-- start of Record set --
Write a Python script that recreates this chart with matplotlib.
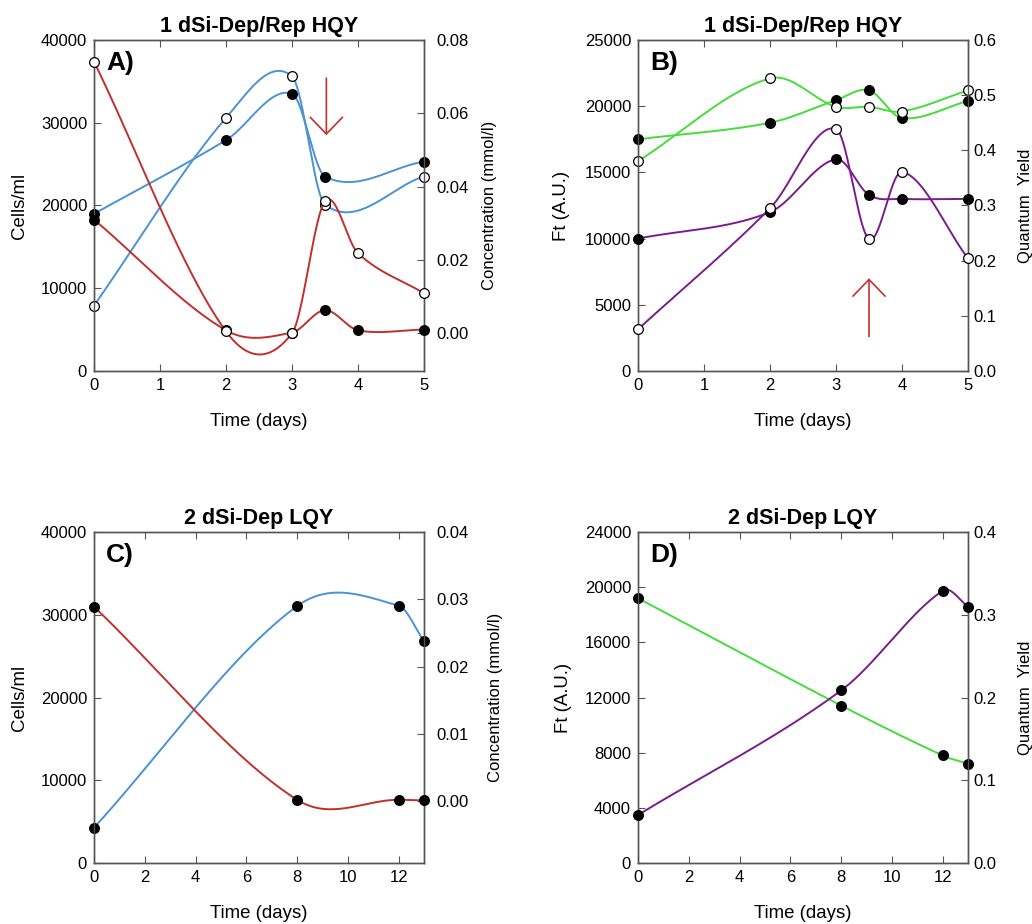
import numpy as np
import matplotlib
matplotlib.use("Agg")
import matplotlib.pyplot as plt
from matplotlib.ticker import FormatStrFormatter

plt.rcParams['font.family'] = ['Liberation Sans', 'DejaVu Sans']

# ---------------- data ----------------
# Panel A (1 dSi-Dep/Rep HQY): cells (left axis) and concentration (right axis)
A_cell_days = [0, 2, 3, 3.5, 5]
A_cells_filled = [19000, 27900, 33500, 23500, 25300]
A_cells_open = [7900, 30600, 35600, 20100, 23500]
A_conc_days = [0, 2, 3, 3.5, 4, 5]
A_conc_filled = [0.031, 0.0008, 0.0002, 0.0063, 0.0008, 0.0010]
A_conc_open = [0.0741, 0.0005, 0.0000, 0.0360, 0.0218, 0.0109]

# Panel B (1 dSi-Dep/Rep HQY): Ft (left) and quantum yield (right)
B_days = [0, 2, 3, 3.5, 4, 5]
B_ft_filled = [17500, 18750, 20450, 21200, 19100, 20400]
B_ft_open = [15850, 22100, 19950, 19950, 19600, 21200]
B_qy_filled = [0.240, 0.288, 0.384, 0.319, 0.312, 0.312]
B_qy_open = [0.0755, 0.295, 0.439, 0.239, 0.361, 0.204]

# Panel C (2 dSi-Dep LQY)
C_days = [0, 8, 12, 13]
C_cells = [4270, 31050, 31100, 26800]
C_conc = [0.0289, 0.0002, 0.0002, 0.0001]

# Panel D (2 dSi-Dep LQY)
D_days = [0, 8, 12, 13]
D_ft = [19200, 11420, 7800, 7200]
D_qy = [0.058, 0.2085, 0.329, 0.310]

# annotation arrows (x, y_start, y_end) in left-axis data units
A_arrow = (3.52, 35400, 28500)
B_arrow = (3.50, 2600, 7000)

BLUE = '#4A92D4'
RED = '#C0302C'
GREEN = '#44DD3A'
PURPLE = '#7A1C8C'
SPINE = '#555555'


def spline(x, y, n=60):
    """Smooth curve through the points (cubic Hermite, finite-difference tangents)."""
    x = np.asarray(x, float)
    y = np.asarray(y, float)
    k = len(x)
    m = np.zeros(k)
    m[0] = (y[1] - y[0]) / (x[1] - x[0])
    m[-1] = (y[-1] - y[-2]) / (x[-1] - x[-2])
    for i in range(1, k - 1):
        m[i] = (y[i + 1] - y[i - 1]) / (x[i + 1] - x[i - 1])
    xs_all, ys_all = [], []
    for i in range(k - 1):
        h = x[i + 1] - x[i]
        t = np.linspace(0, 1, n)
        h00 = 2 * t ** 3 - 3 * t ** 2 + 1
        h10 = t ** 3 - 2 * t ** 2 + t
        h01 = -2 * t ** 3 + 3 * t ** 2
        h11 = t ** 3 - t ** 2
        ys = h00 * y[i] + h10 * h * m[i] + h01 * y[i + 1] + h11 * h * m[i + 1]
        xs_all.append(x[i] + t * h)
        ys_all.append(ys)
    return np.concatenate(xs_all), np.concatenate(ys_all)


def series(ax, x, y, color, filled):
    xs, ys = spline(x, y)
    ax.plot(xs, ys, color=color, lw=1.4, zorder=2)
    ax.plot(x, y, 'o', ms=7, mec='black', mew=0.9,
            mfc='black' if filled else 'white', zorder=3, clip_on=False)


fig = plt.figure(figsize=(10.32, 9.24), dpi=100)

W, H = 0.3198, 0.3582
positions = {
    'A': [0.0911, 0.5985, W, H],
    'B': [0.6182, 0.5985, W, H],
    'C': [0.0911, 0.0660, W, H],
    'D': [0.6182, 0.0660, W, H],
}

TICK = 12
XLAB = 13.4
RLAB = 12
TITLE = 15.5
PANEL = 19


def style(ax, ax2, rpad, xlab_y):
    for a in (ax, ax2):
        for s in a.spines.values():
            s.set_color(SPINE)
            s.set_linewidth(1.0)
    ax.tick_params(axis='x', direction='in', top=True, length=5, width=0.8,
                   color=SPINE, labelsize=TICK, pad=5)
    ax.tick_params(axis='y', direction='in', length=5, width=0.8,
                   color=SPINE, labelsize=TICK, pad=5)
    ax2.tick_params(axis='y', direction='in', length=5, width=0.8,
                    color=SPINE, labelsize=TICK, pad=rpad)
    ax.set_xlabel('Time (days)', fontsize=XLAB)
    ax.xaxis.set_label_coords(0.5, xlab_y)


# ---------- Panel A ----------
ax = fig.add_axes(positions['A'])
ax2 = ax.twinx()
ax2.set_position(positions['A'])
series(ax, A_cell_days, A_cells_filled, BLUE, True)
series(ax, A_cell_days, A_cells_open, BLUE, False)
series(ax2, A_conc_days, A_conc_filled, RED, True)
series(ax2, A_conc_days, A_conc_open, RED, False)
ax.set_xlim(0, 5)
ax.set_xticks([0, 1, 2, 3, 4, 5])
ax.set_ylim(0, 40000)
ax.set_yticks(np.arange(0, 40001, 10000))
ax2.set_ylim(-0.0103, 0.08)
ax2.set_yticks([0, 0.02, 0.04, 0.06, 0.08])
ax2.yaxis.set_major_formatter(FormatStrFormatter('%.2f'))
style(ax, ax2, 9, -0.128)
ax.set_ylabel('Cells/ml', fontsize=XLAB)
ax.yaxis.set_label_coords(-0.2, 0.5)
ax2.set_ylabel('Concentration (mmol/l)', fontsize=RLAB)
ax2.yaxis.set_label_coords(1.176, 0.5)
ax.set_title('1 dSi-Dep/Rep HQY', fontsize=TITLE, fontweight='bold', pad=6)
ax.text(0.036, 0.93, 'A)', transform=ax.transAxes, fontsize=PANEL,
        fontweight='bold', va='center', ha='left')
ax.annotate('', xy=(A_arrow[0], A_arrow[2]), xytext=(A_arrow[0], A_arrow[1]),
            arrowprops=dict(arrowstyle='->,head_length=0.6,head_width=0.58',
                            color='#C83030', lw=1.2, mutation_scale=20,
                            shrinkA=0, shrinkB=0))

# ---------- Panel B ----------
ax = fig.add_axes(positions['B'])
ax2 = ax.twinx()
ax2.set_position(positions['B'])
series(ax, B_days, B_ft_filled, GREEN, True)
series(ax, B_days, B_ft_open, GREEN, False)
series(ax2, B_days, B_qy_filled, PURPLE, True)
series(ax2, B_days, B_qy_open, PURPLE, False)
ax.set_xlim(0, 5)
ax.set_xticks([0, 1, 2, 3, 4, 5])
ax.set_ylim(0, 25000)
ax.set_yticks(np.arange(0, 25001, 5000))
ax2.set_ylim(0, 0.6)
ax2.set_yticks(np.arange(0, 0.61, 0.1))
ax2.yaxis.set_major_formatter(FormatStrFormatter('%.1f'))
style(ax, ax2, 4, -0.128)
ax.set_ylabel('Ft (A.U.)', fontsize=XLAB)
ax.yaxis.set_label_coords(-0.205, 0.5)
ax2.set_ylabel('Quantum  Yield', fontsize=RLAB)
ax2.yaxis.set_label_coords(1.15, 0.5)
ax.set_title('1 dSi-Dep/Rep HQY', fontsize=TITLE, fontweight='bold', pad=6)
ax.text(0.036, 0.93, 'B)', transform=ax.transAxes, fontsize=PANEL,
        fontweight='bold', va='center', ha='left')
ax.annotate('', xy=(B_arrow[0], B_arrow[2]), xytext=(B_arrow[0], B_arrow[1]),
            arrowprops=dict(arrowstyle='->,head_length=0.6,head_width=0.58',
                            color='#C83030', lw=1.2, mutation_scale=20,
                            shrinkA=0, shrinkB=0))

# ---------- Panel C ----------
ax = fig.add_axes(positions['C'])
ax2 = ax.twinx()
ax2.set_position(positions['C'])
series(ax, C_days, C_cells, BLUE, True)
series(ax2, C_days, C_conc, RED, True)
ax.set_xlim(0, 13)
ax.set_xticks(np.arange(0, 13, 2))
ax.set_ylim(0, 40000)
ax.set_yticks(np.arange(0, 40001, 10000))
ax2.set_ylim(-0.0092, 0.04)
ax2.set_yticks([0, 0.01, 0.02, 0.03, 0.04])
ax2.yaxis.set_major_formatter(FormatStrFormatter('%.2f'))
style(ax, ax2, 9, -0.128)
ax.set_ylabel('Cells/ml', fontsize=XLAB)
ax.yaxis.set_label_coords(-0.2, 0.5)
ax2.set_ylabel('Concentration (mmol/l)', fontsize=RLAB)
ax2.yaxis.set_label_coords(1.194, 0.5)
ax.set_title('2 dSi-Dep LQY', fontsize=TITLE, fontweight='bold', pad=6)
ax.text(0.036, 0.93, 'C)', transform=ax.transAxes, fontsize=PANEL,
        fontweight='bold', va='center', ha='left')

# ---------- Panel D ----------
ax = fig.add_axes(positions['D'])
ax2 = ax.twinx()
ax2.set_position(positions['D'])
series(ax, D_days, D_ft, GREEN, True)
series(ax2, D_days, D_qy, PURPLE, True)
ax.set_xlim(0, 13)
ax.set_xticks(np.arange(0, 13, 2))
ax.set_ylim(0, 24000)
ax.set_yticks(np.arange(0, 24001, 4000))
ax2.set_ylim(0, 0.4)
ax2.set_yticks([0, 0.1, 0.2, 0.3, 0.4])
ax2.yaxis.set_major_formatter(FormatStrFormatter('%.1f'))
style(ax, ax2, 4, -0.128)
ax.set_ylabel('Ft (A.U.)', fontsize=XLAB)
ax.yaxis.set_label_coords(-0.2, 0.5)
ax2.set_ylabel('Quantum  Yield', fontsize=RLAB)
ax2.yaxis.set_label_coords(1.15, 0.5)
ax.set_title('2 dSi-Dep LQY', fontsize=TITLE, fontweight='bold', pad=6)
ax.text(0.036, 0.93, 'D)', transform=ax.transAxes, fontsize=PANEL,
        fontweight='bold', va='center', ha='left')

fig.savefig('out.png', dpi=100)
-- end of Record set --
-- start of Record set --
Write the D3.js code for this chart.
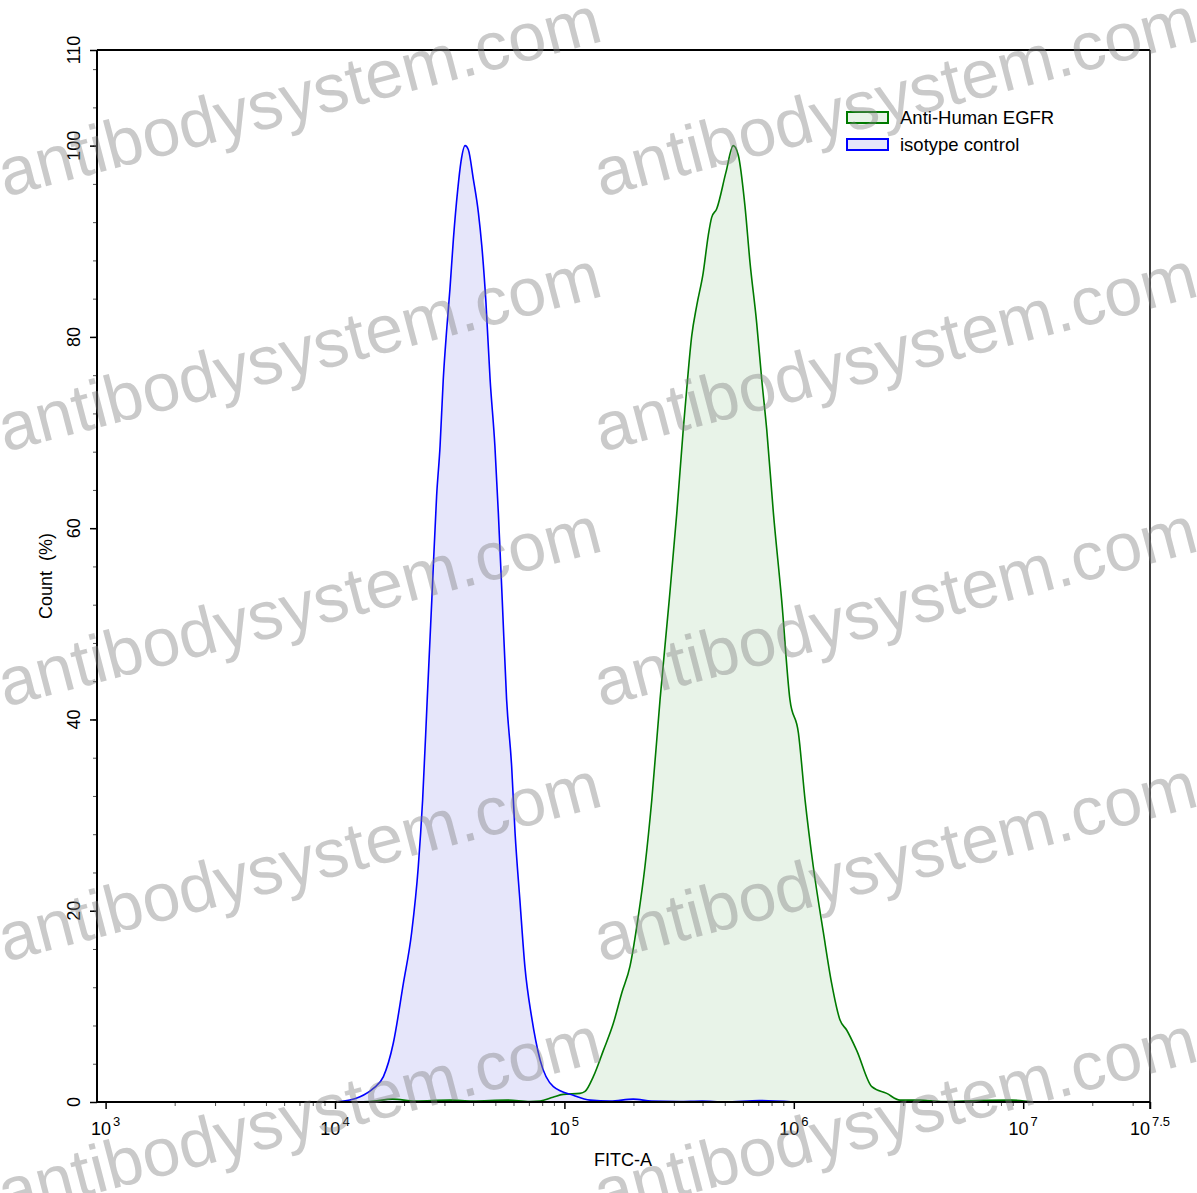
-- end of Record set --
**Problem to solve**
Make an exact copy of the lines from the one with "Write a Python" through the one with "C_conc = [0.0289, 0.0002, 0.0002, 0.0001]", both ends in, and nothing else. Drop every picture.

**Result**
Write a Python script that recreates this chart with matplotlib.
import numpy as np
import matplotlib
matplotlib.use("Agg")
import matplotlib.pyplot as plt
from matplotlib.ticker import FormatStrFormatter

plt.rcParams['font.family'] = ['Liberation Sans', 'DejaVu Sans']

# ---------------- data ----------------
# Panel A (1 dSi-Dep/Rep HQY): cells (left axis) and concentration (right axis)
A_cell_days = [0, 2, 3, 3.5, 5]
A_cells_filled = [19000, 27900, 33500, 23500, 25300]
A_cells_open = [7900, 30600, 35600, 20100, 23500]
A_conc_days = [0, 2, 3, 3.5, 4, 5]
A_conc_filled = [0.031, 0.0008, 0.0002, 0.0063, 0.0008, 0.0010]
A_conc_open = [0.0741, 0.0005, 0.0000, 0.0360, 0.0218, 0.0109]

# Panel B (1 dSi-Dep/Rep HQY): Ft (left) and quantum yield (right)
B_days = [0, 2, 3, 3.5, 4, 5]
B_ft_filled = [17500, 18750, 20450, 21200, 19100, 20400]
B_ft_open = [15850, 22100, 19950, 19950, 19600, 21200]
B_qy_filled = [0.240, 0.288, 0.384, 0.319, 0.312, 0.312]
B_qy_open = [0.0755, 0.295, 0.439, 0.239, 0.361, 0.204]

# Panel C (2 dSi-Dep LQY)
C_days = [0, 8, 12, 13]
C_cells = [4270, 31050, 31100, 26800]
C_conc = [0.0289, 0.0002, 0.0002, 0.0001]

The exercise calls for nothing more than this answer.